In the early 80s, they formed the Moodists, who followed their post-punk contemporaries the Birthday Party, the Go-Betweens and the Triffids to London. When that band broke up, Graney and Moore continued with two bands, first the White Buffaloes, then the Coral Snakes, finally returning to Melbourne, defeated, after their working visas expired in 1992.

It was a low period. Graney’s songs, which referenced classic cinema, literature and the American Old West (he’d even twirled a moustache after the legendary Wild Bill Hickok) were eccentric, his dress sense even more so and his hair was thinning. But he and Moore didn’t quit. “We always had unfinished business with the world and with our own ambitions,” he says.

They had a few true believers. Tex Perkins, then riding his own wave with the Cruel Sea, had been a fan since the Moodists. “They were a good band and one of the weirdest looking bands – they were five people that didn’t look like they should be in the same room as each other, let alone the same band,” he says.

During the recording of Night Of The Wolverine, Perkins was asked to perform a spoken-word section of the three-part title track, The King Of Adelaide. Like the rest of the album, it was recorded quickly: “I did the first take just to warm up, but the consensus from the control room suggested I had nailed it and was done. I didn’t argue.”

Stephen Cummings was another collaborator, writing most of the music for one of the album’s highlights, Three Dead Passengers In A Stolen Second Hand Ford. “He really had an individual style that I liked,” Cummings says. Moore, who has also played with Cummings, recalls him reaching out when “there wasn’t really a lot else of that going around, especially from other musicians”.

Three Dead Passengers illustrated Graney’s new songwriting approach, mixing exotica with pure Australiana. The song was set “outside of Keith, near the border” and features a trio “last seen making to drag a Holden at the lights”. But the details were preposterous: one of the characters collected model guillotines.

Graney admits much of the album depicts a fantasy world, but one that comes from a recognisable place, driven by the urge to escape: “I was born in a town that hugged the side of a mountain for dear life,” he sings in That’s The Way It’s Gonna Be. “Everybody, my brothers and sisters, we flew as quick as we thought we could.”

“It was the same in Adelaide where I grew up,” Moore says. “It was just expected, especially if you were a musician, that you had to get out of there. You had to go to Melbourne or Sydney, and then when you got there, you had to go to London. You didn’t even talk about it, you just did it.”

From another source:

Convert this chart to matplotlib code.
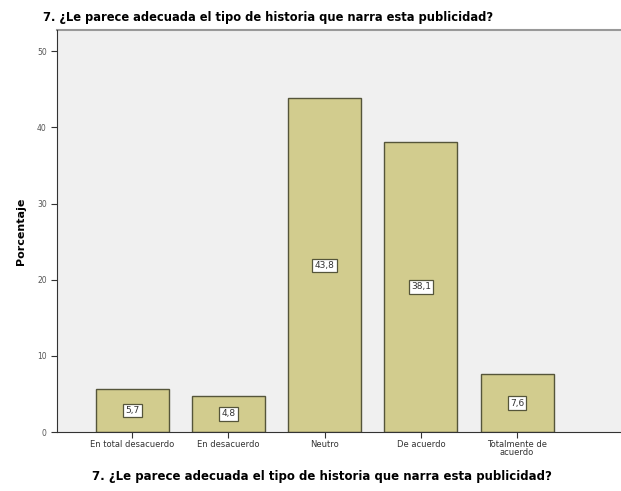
import matplotlib
matplotlib.use("Agg")
import matplotlib.pyplot as plt

categories = ["En total desacuerdo", "En desacuerdo", "Neutro", "De acuerdo", "Totalmente de\nacuerdo"]
values = [5.7, 4.8, 43.8, 38.1, 7.6]
value_labels = ["5,7", "4,8", "43,8", "38,1", "7,6"]
yticks = [0, 10, 20, 30, 40, 50]

title = "7. ¿Le parece adecuada el tipo de historia que narra esta publicidad?"

fig = plt.figure(figsize=(6.21, 4.91), dpi=100)
ax = fig.add_axes([0.092, 0.12, 0.908, 0.819])
ax.set_facecolor("#f0f0f0")

x = list(range(len(categories)))
ax.bar(x, values, width=0.76, color="#d2cc8e", edgecolor="#55553a", linewidth=1.0, zorder=2)

for xi, v, lab in zip(x, values, value_labels):
    ax.text(xi, v / 2, lab, ha="center", va="center", fontsize=6.5, color="#333333",
            bbox=dict(boxstyle="square,pad=0.25", facecolor="white", edgecolor="#55553a", linewidth=0.9),
            zorder=3)

ax.set_xlim(-0.78, 5.08)
ax.set_ylim(0, 52.8)
ax.set_xticks(x)
ax.set_xticklabels(categories, fontsize=6, color="#333333", linespacing=0.9)
ax.set_yticks(yticks)
ax.set_yticklabels([str(t) for t in yticks], fontsize=5.5, color="#555555")
ax.tick_params(axis="both", direction="out", length=4, width=0.8, color="#333333")
ax.tick_params(axis="x", pad=1.5)

for side in ["top", "right"]:
    ax.spines[side].set_visible(False)
ax.spines["left"].set_color("#333333")
ax.spines["bottom"].set_color("#333333")
ax.plot([0, 1], [1, 1], transform=ax.transAxes, color="#999999", linewidth=1.5, clip_on=False)

ax.set_ylabel("Porcentaje", fontsize=8, fontweight="bold", labelpad=8)
ax.set_xlabel(title, fontsize=8.5, fontweight="bold")
ax.xaxis.set_label_coords(0.47, -0.095)
fig.text(0.07, 0.965, title, fontsize=8.3, fontweight="bold", ha="left", va="center")

fig.savefig("out.png", dpi=100)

The Coral Snakes were tight, but the music was subtle, with Moore mostly using brushes and often playing xylophone. When they took the album on the road – first supporting Hunters & Collectors, then the Cruel Sea, playing outside the inner city for the first time – they had to toughen their sound. Moore picked up sticks again.

“We were just screamed at by thousands of people, drunks in Traralgon,” Graney recalls. Moore remembers fights in the car park outside beer barns with a shudder. The band started leaning on new, harder-rocking songs from what became the next Coral Snakes album, You Wanna Be There But You Don’t Wanna Travel.

A couple of years later, Graney was an improbable winner of the ARIA award for best male artist, beating John Farnham, Paul Kelly and Perkins. He dressed for the occasion in a pink crushed velvet suit, shades and a pompadour wig. “King of Pop,” he said drily, before making clear that he wasn’t a solo artist by thanking Moore – who wore a tiara.

It wouldn’t have happened without Night Of The Wolverine, which didn’t even dent the charts but left the most enduring legacy. Graney and Moore are constantly recording and touring, both as a duo and with their ensemble the mistLY, but You’re Just Too Hip, Baby and Three Dead Passengers remain staples in their set.

“I appreciate people still being interested in our music and we’ve learned which songs have kind of lived on in people’s brains,” Graney says. “We’ve been able to continue being musicians through people around Australia knowing a couple of our songs – and we can build a show around that.”